I was asked something today, where I'm not sure. Maybe?

 

Someone wondered if I can make a FME workflow to evaluate possible design options for some room layouts. The keyword they used was "generative design". It's a stupid marketing term, pushed by Autodesk. So let's call it "what if analysis".

 

Main focus would be placing tables to optimise views, distance to elevator cores, etc. All very doable in 2D...

 

6a00d83452464869e20240a4e802ce200bSo, I wonder... can I? Did someone attempted something like that?

I'm thinking Monte-Carlo, or a simple neural network in R, or Python?

 

I'm aware, there are quite a few tools that do this out of the box. The advantage I see with FME is that this would save me a lot of trouble parsing geometry, much simpler as a workflow.

Interesting problem! I'm quite sure you could do it in FME, but I'm not sure it's the most intuitive tool for something like this. But I would definitely consider FME as part of a solution, perhaps to "glue" different components together.

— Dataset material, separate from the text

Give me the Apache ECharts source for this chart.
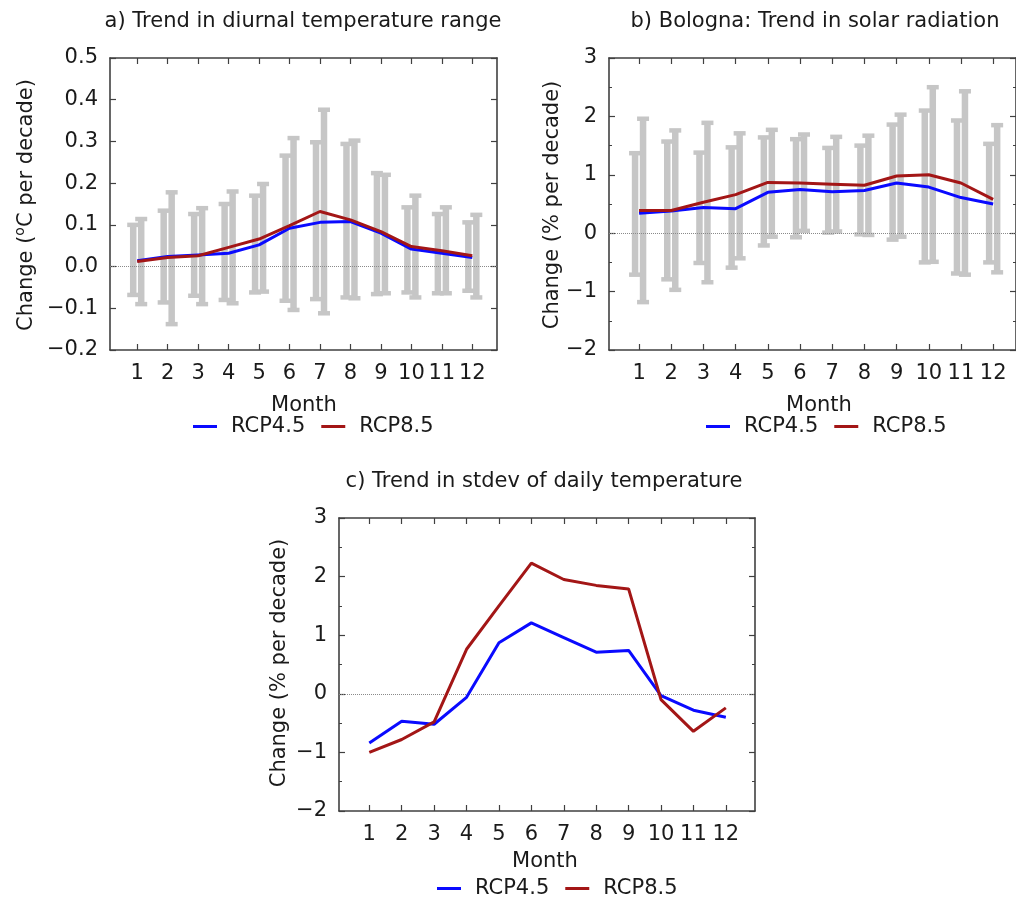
<!DOCTYPE html>
<html>
<head>
<meta charset="utf-8">
<script src="https://cdn.jsdelivr.net/npm/echarts@6/dist/echarts.min.js"></script>
<style>
  html, body { margin: 0; padding: 0; background: #ffffff; }
  #chart { width: 1016px; height: 899px; }
</style>
</head>
<body>
<div id="chart"></div>
<script>
// Months on the x axis
const months = [1, 2, 3, 4, 5, 6, 7, 8, 9, 10, 11, 12];

// a) Trend in diurnal temperature range (°C per decade)
const dtrRcp45 = [0.014, 0.024, 0.028, 0.032, 0.052, 0.092, 0.106, 0.108, 0.080, 0.042, 0.032, 0.022];
const dtrRcp85 = [0.012, 0.022, 0.026, 0.046, 0.066, 0.098, 0.132, 0.112, 0.084, 0.048, 0.038, 0.026];
const dtrLow45  = [-0.068, -0.086, -0.070, -0.080, -0.062, -0.082, -0.078, -0.074, -0.066, -0.062, -0.064, -0.058];
const dtrHigh45 = [0.100, 0.134, 0.126, 0.150, 0.170, 0.266, 0.298, 0.294, 0.224, 0.142, 0.126, 0.106];
const dtrLow85  = [-0.090, -0.138, -0.090, -0.088, -0.060, -0.104, -0.112, -0.076, -0.064, -0.074, -0.064, -0.074];
const dtrHigh85 = [0.114, 0.178, 0.140, 0.180, 0.198, 0.308, 0.376, 0.302, 0.220, 0.170, 0.142, 0.124];

// b) Bologna: Trend in solar radiation (% per decade)
const solarRcp45 = [0.34, 0.38, 0.44, 0.42, 0.70, 0.75, 0.71, 0.73, 0.86, 0.79, 0.61, 0.50];
const solarRcp85 = [0.39, 0.39, 0.53, 0.66, 0.87, 0.86, 0.84, 0.82, 0.98, 1.00, 0.86, 0.58];
const solarLow45  = [-0.71, -0.79, -0.51, -0.59, -0.21, -0.07, 0.01, -0.02, -0.11, -0.50, -0.69, -0.50];
const solarHigh45 = [1.37, 1.57, 1.38, 1.47, 1.64, 1.61, 1.46, 1.50, 1.86, 2.10, 1.93, 1.53];
const solarLow85  = [-1.18, -0.97, -0.84, -0.43, -0.06, 0.04, 0.03, -0.03, -0.06, -0.49, -0.71, -0.67];
const solarHigh85 = [1.96, 1.76, 1.89, 1.71, 1.77, 1.69, 1.65, 1.67, 2.03, 2.50, 2.43, 1.85];

// c) Trend in stdev of daily temperature (% per decade)
const sdRcp45 = [-0.84, -0.47, -0.52, -0.06, 0.87, 1.21, 0.96, 0.71, 0.74, -0.03, -0.28, -0.40];
const sdRcp85 = [-1.00, -0.78, -0.48, 0.76, 1.50, 2.23, 1.95, 1.85, 1.79, -0.10, -0.64, -0.24];

const scenarioNames = ['RCP4.5', 'RCP8.5'];

const FONT = 'DejaVu Sans';
const FS = 21;
const TXT = '#1a1a1a';
const FRAME = '#404040';
const RANGE_GRAY = '#c6c6c6';
const BLUE = '#0a0aff';
const RED = '#a31616';

const minus = s => s.replace('-', '\u2212');

function xAxisPair(gi, min, max) {
  const base = {
    type: 'value', gridIndex: gi, min: min, max: max,
    axisLine: { show: true, onZero: false, lineStyle: { color: FRAME, width: 1.6 } },
    axisTick: { show: true, inside: true, length: 6, customValues: months, lineStyle: { color: FRAME, width: 1.2 } },
    splitLine: { show: false }
  };
  return [
    Object.assign({}, base, {
      position: 'bottom',
      axisLabel: { customValues: months, fontFamily: FONT, fontSize: FS, color: TXT, margin: 13 }
    }),
    Object.assign({}, base, { position: 'top', axisLabel: { show: false } })
  ];
}

function yAxisPair(gi, min, max, interval, decimals, minor) {
  const base = {
    type: 'value', gridIndex: gi, min: min, max: max, interval: interval,
    axisLine: { show: true, onZero: false, lineStyle: { color: FRAME, width: 1.6 } },
    axisTick: { show: true, inside: true, length: 6, lineStyle: { color: FRAME, width: 1.2 } },
    minorTick: { show: minor, splitNumber: 2, length: 3, lineStyle: { color: FRAME, width: 1 } },
    splitLine: { show: false },
    minorSplitLine: { show: false }
  };
  return [
    Object.assign({}, base, {
      position: 'left',
      axisLabel: {
        fontFamily: FONT, fontSize: FS, color: TXT, margin: 12,
        formatter: v => minus(Number(v).toFixed(decimals))
      }
    }),
    Object.assign({}, base, { position: 'right', axisLabel: { show: false } })
  ];
}

// Gray min–max ranges drawn as thick capped bars, shifted left/right of the month
function rangeSeries(gi, lows, highs, dx) {
  return {
    type: 'custom',
    xAxisIndex: 2 * gi, yAxisIndex: 2 * gi,
    silent: true, z: 2,
    encode: { x: 0, y: [1, 2] },
    data: months.map((m, i) => [m, lows[i], highs[i]]),
    renderItem: function (params, api) {
      const top = api.coord([api.value(0), api.value(2)]);
      const bot = api.coord([api.value(0), api.value(1)]);
      const x = top[0] + dx;
      const bw = 6.5, cw = 12, ch = 4.5;
      const fill = { fill: RANGE_GRAY };
      return {
        type: 'group',
        children: [
          { type: 'rect', shape: { x: x - bw / 2, y: top[1], width: bw, height: bot[1] - top[1] }, style: fill },
          { type: 'rect', shape: { x: x - cw / 2, y: top[1] - ch / 2, width: cw, height: ch }, style: fill },
          { type: 'rect', shape: { x: x - cw / 2, y: bot[1] - ch / 2, width: cw, height: ch }, style: fill }
        ]
      };
    }
  };
}

const zeroLine = {
  silent: true, symbol: 'none', label: { show: false },
  lineStyle: { type: 'dotted', color: '#8a8a8a', width: 1 },
  data: [{ yAxis: 0 }]
};

function lineSeries(gi, name, values, color, withZero) {
  const s = {
    type: 'line', name: name,
    xAxisIndex: 2 * gi, yAxisIndex: 2 * gi,
    data: months.map((m, i) => [m, values[i]]),
    symbol: 'none', z: 5,
    lineStyle: { color: color, width: 3 },
    itemStyle: { color: color },
    emphasis: { disabled: true }
  };
  if (withZero) s.markLine = zeroLine;
  return s;
}

function legendAt(left, top) {
  return {
    data: scenarioNames, left: left, top: top,
    orient: 'horizontal', icon: 'rect',
    itemWidth: 24, itemHeight: 3, itemGap: 16,
    textStyle: { fontFamily: FONT, fontSize: FS, color: TXT, padding: [0, 0, 0, 9] }
  };
}

function label(x, y, text) {
  return {
    type: 'text', x: x, y: y, silent: true,
    style: { text: text, fontFamily: FONT, fontSize: FS, fill: TXT, align: 'center', verticalAlign: 'middle' }
  };
}

function yName(x, y, text) {
  return {
    type: 'text', x: x, y: y, rotation: Math.PI / 2, silent: true,
    style: {
      text: text, fontFamily: FONT, fontSize: FS, fill: TXT, align: 'center', verticalAlign: 'middle',
      rich: {
        base: { fontFamily: FONT, fontSize: FS, fill: TXT },
        sup: { fontFamily: FONT, fontSize: 14, fill: TXT, padding: [0, 0, 14, 0] }
      }
    }
  };
}

const option = {
  backgroundColor: '#ffffff',
  animation: false,
  grid: [
    { left: 110, top: 58, width: 387, height: 292 },
    { left: 609, top: 58, width: 410, height: 292 },
    { left: 339, top: 518, width: 416, height: 293 }
  ],
  xAxis: [].concat(
    xAxisPair(0, 0.107, 12.81),
    xAxisPair(1, 0.066, 12.71),
    xAxisPair(2, 0.065, 12.9)
  ),
  yAxis: [].concat(
    yAxisPair(0, -0.2, 0.5, 0.1, 1, false),
    yAxisPair(1, -2, 3, 1, 0, true),
    yAxisPair(2, -2, 3, 1, 0, true)
  ),
  legend: [legendAt(188, 411), legendAt(701, 411), legendAt(432, 873)],
  series: [
    Object.assign(rangeSeries(0, dtrLow45, dtrHigh45, -4), { markLine: zeroLine }),
    rangeSeries(0, dtrLow85, dtrHigh85, 4),
    lineSeries(0, scenarioNames[0], dtrRcp45, BLUE),
    lineSeries(0, scenarioNames[1], dtrRcp85, RED),

    Object.assign(rangeSeries(1, solarLow45, solarHigh45, -4), { markLine: zeroLine }),
    rangeSeries(1, solarLow85, solarHigh85, 4),
    lineSeries(1, scenarioNames[0], solarRcp45, BLUE),
    lineSeries(1, scenarioNames[1], solarRcp85, RED),

    lineSeries(2, scenarioNames[0], sdRcp45, BLUE, true),
    lineSeries(2, scenarioNames[1], sdRcp85, RED)
  ],
  graphic: [
    label(303, 22, 'a) Trend in diurnal temperature range'),
    label(815, 22, 'b) Bologna: Trend in solar radiation'),
    label(544, 482, 'c) Trend in stdev of daily temperature'),
    label(304, 406, 'Month'),
    label(819, 406, 'Month'),
    label(545, 862, 'Month'),
    yName(27, 205, '{base|Change (}{sup|o}{base|C per decade)}'),
    yName(553, 205, 'Change (% per decade)'),
    yName(280, 663, 'Change (% per decade)')
  ]
};

const chart = echarts.init(document.getElementById('chart'), null, { renderer: 'canvas' });
chart.setOption(option);
</script>
</body>
</html>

Personally I'd start by looking into Python and algorihtms related to bin-packing, although you'll probably need to add parameters to prioritize the different ways to optimize the spaces (views, walking distance, min/max group sizes, etc.).

However, I suspect that the problem is actually fairly hard (if not NP-hard)...


I seem to recall a presentation from GIM a few years ago, I think it was @bruno_de_lat​, who had used the MapTextLabeller to determine the best location of a tower crane on a building site. It'd be a start I suppose.